You are viewing a plain text version of this content. The canonical link for it is here.
Posted to yarn-issues@hadoop.apache.org by "Adam Antal (JIRA)" <ji...@apache.org> on 2019/06/03 12:48:00 UTC
[jira] [Comment Edited] (YARN-9525) IFile format is not working against s3a remote folder

    [ https://issues.apache.org/jira/browse/YARN-9525?page=com.atlassian.jira.plugin.system.issuetabpanels:comment-tabpanel&focusedCommentId=16854556#comment-16854556 ] 

Adam Antal edited comment on YARN-9525 at 6/3/19 12:47 PM:
-----------------------------------------------------------

Setting the rollover size to 0 still fails because of the following reason:

In {{LogAggregationIndexedFileController$initializeWriterInRolling}} when we initialize the writer:
{code:java}
    // recreate checksum file if needed before aggregate the logs
    if (overwriteCheckSum) {
      final long currentAggregatedLogFileLength = fc
          .getFileStatus(aggregatedLogFile).getLen();
      FSDataOutputStream checksumFileOutputStream = null;
      try {
        checksumFileOutputStream = fc.create(remoteLogCheckSumFile,
            EnumSet.of(CreateFlag.CREATE, CreateFlag.OVERWRITE),
            new Options.CreateOpts[] {});
        String fileName = aggregatedLogFile.getName();
        checksumFileOutputStream.writeInt(fileName.length());
        checksumFileOutputStream.write(fileName.getBytes(
            Charset.forName("UTF-8")));
        checksumFileOutputStream.writeLong(
            currentAggregatedLogFileLength);
        checksumFileOutputStream.flush();
      } finally {
        IOUtils.cleanupWithLogger(LOG, checksumFileOutputStream);
      }
{code}

We fail on the getFileStatus, because we want to get the status of the file we just wrote, and against try to catch its length.
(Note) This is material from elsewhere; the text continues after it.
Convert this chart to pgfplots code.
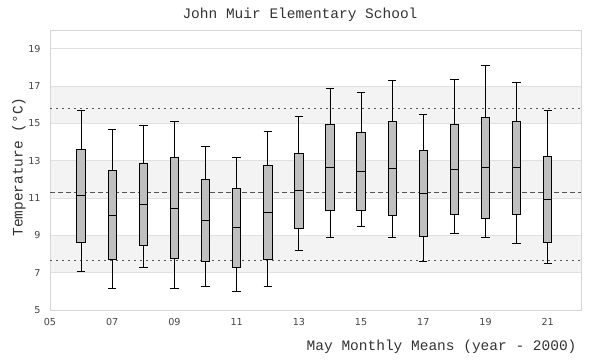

I wonder if we only do this because of the length - this information can be calculated while writing, and thus there would be no need to query if through {{S3AFileSystem$s3GetFileStatus}}.


was (Author: adam.antal):
Setting the rollover size to 0 still fails because of the following reason:

In {{LogAggregationIndexedFileController$initializeWriterInRolling}} we attempt the following after writing out the part of the log succesfully:
{code:java}
    // recreate checksum file if needed before aggregate the logs
    if (overwriteCheckSum) {
      final long currentAggregatedLogFileLength = fc
          .getFileStatus(aggregatedLogFile).getLen();
      FSDataOutputStream checksumFileOutputStream = null;
      try {
        checksumFileOutputStream = fc.create(remoteLogCheckSumFile,
            EnumSet.of(CreateFlag.CREATE, CreateFlag.OVERWRITE),
            new Options.CreateOpts[] {});
        String fileName = aggregatedLogFile.getName();
        checksumFileOutputStream.writeInt(fileName.length());
        checksumFileOutputStream.write(fileName.getBytes(
            Charset.forName("UTF-8")));
        checksumFileOutputStream.writeLong(
            currentAggregatedLogFileLength);
        checksumFileOutputStream.flush();
      } finally {
        IOUtils.cleanupWithLogger(LOG, checksumFileOutputStream);
      }
{code}

We fail on the getFileStatus, because we want to get the status of the file we just wrote, and against try to catch its length. I wonder if we only do this because of the length - this information can be calculated while writing, and thus there would be no need to query if through {{S3AFileSystem$s3GetFileStatus}}.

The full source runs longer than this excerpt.